■ Set task
Copy exactly, and only, the lines below from the first through the one containing "import seaborn as sns", both included; pictures are omitted.

■ Stored data
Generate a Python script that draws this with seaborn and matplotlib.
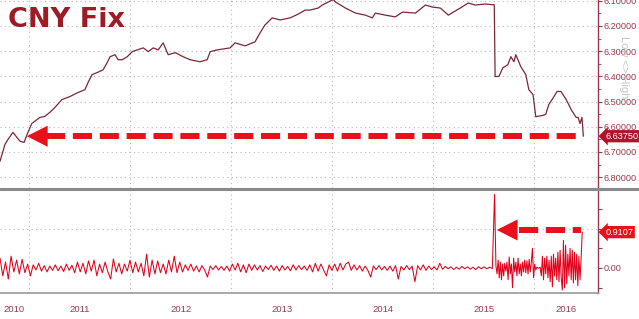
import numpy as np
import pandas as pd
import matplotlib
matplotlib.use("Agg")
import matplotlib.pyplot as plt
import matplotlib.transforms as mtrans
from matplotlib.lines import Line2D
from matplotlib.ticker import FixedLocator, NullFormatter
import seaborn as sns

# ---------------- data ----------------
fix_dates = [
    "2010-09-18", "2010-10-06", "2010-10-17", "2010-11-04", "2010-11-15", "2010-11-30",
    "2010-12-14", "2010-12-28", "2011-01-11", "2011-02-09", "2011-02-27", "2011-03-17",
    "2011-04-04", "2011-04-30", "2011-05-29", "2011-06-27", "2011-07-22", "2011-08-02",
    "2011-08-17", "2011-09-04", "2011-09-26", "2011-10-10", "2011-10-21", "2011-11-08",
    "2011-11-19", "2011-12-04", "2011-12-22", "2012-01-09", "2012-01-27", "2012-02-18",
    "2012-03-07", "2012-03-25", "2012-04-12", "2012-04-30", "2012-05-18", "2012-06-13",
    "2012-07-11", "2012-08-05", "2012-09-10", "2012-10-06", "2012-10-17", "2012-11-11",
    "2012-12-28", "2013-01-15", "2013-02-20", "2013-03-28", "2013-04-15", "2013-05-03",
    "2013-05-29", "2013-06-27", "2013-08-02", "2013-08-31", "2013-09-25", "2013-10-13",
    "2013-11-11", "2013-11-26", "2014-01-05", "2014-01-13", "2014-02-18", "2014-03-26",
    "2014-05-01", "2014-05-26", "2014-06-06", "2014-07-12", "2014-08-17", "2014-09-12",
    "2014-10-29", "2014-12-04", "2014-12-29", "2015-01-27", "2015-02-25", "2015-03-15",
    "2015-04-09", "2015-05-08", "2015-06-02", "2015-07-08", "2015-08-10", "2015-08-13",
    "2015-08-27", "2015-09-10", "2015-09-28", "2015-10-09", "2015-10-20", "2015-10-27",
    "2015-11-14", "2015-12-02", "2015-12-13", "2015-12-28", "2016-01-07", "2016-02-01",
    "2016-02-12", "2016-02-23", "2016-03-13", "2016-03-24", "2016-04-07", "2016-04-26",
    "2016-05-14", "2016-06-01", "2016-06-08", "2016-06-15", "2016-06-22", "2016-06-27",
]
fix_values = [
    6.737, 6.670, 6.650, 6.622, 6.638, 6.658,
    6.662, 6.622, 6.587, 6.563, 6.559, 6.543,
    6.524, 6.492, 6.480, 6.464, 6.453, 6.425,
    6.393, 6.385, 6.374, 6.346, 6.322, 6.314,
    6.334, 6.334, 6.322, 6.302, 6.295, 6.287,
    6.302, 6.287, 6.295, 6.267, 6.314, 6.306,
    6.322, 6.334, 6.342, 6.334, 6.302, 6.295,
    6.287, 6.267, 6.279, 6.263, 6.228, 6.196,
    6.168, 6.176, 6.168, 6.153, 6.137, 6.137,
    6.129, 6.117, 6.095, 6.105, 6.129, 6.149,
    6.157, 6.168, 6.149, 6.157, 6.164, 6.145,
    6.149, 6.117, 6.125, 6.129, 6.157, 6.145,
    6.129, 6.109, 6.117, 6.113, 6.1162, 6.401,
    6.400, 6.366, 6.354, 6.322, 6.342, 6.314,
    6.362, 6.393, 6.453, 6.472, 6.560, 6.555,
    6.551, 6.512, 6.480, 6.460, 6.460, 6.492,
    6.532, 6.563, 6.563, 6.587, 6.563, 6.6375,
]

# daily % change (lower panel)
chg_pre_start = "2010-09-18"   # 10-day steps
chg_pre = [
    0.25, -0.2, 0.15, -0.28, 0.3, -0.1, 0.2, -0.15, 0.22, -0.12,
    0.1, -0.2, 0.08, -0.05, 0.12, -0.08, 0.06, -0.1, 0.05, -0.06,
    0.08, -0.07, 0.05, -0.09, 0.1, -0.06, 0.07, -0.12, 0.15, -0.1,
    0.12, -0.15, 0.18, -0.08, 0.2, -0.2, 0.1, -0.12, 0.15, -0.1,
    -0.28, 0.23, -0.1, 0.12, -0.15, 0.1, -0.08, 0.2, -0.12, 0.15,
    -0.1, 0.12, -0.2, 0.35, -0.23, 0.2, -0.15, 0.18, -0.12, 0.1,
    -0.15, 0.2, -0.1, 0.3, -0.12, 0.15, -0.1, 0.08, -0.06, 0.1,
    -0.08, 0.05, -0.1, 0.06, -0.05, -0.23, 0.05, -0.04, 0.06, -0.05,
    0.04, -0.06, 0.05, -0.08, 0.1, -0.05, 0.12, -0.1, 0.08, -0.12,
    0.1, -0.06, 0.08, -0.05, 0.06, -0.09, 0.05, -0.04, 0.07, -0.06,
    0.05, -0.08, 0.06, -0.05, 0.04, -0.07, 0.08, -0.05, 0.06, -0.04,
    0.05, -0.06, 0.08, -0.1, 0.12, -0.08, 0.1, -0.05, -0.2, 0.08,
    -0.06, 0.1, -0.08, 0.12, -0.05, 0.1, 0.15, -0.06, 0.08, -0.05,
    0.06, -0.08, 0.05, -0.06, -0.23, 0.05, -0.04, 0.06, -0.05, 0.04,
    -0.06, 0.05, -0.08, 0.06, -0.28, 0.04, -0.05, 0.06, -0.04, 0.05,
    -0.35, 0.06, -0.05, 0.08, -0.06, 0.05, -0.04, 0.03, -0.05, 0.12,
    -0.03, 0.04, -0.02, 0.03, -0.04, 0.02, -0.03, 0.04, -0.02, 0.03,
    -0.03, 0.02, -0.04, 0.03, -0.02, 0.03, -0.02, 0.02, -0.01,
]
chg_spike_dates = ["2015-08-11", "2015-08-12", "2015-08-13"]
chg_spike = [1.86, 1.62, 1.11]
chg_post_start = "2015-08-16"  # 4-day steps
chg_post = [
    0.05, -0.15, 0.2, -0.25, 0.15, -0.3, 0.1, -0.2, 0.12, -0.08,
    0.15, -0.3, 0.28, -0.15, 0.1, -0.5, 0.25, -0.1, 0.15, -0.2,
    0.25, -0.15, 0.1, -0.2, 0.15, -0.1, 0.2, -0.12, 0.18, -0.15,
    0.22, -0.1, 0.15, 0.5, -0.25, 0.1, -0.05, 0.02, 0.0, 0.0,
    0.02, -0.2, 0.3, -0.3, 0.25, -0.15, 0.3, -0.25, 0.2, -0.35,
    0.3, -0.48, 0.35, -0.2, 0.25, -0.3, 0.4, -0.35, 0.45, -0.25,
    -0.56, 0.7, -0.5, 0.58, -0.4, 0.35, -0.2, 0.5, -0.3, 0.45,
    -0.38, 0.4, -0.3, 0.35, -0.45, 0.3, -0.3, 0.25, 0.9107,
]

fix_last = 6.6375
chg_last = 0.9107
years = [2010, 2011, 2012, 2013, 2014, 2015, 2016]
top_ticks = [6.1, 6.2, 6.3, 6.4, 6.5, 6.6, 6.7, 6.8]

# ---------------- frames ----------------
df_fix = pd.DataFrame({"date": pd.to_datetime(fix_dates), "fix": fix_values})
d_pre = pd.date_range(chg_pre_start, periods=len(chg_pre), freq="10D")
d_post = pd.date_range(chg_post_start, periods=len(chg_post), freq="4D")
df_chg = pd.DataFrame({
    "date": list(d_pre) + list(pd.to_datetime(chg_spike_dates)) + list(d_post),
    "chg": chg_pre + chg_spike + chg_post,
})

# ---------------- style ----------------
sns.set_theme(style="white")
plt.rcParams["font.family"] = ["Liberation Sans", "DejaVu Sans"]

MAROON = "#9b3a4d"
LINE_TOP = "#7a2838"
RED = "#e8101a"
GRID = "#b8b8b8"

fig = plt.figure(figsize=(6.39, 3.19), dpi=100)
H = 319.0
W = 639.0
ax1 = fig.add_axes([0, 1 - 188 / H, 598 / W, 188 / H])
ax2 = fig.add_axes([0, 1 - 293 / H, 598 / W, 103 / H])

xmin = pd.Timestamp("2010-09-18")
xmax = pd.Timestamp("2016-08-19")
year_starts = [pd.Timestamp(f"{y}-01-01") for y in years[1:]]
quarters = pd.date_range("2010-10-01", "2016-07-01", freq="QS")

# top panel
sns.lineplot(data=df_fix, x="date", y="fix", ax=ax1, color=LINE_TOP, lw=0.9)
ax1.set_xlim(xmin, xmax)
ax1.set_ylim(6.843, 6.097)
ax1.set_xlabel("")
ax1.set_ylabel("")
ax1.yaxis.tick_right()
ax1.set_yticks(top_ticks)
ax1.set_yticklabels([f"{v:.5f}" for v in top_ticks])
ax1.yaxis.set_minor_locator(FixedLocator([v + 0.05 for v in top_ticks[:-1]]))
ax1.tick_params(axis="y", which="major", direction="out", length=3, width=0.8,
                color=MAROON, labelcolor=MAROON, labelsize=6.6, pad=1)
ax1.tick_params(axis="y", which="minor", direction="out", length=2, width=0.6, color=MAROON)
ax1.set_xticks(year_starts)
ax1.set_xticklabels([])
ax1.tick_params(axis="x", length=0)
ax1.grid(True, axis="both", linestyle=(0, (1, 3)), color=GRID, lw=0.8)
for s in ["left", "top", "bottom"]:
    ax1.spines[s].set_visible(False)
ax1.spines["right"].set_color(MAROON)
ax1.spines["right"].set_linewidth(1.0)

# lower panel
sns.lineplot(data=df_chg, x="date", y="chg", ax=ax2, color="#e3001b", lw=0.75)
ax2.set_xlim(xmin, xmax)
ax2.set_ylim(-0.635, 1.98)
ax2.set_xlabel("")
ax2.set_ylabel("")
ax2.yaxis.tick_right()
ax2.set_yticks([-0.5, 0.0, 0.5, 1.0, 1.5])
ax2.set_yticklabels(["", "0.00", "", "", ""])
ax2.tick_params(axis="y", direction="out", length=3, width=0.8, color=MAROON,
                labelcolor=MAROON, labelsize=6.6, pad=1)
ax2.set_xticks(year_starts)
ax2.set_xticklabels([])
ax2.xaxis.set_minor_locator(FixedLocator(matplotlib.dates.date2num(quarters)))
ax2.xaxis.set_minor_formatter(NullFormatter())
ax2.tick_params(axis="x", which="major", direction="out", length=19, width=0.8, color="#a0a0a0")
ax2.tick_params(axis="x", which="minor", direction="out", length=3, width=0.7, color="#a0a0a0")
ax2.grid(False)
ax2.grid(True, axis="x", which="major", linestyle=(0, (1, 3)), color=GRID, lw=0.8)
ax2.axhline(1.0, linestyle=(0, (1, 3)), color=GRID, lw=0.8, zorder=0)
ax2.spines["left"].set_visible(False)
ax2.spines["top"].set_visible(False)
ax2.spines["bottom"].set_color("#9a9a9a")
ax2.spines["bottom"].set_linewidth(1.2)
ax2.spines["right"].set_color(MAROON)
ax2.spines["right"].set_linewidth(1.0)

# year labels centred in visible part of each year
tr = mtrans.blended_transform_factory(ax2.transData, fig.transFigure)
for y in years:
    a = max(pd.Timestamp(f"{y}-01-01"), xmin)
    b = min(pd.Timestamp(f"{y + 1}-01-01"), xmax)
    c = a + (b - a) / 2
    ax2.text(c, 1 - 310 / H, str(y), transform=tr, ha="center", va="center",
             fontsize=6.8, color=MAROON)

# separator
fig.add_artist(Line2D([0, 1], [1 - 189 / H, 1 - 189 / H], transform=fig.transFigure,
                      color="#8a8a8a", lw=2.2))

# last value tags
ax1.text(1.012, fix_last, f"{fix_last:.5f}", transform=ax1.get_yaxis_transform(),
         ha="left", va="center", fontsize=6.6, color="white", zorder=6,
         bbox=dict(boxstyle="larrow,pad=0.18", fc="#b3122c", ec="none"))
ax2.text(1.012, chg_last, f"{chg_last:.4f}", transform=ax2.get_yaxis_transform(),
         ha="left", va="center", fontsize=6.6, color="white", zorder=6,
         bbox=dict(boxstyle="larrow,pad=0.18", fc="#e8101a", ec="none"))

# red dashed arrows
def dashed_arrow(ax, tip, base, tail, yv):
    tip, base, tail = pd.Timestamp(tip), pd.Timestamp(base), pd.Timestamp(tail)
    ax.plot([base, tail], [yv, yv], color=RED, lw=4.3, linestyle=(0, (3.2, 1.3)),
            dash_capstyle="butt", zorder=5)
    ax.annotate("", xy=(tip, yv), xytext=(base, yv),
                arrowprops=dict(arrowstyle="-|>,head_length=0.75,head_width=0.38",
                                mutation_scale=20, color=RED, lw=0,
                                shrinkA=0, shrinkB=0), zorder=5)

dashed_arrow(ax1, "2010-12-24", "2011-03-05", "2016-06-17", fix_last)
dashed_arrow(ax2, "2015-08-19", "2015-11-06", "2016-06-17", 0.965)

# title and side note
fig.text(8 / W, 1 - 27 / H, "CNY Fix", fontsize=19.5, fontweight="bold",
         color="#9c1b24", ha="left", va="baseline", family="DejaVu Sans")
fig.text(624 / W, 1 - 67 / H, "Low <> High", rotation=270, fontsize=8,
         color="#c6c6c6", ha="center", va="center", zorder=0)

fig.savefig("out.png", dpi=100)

■ Task response
Generate a Python script that draws this with seaborn and matplotlib.
import numpy as np
import pandas as pd
import matplotlib
matplotlib.use("Agg")
import matplotlib.pyplot as plt
import matplotlib.transforms as mtrans
from matplotlib.lines import Line2D
from matplotlib.ticker import FixedLocator, NullFormatter
import seaborn as sns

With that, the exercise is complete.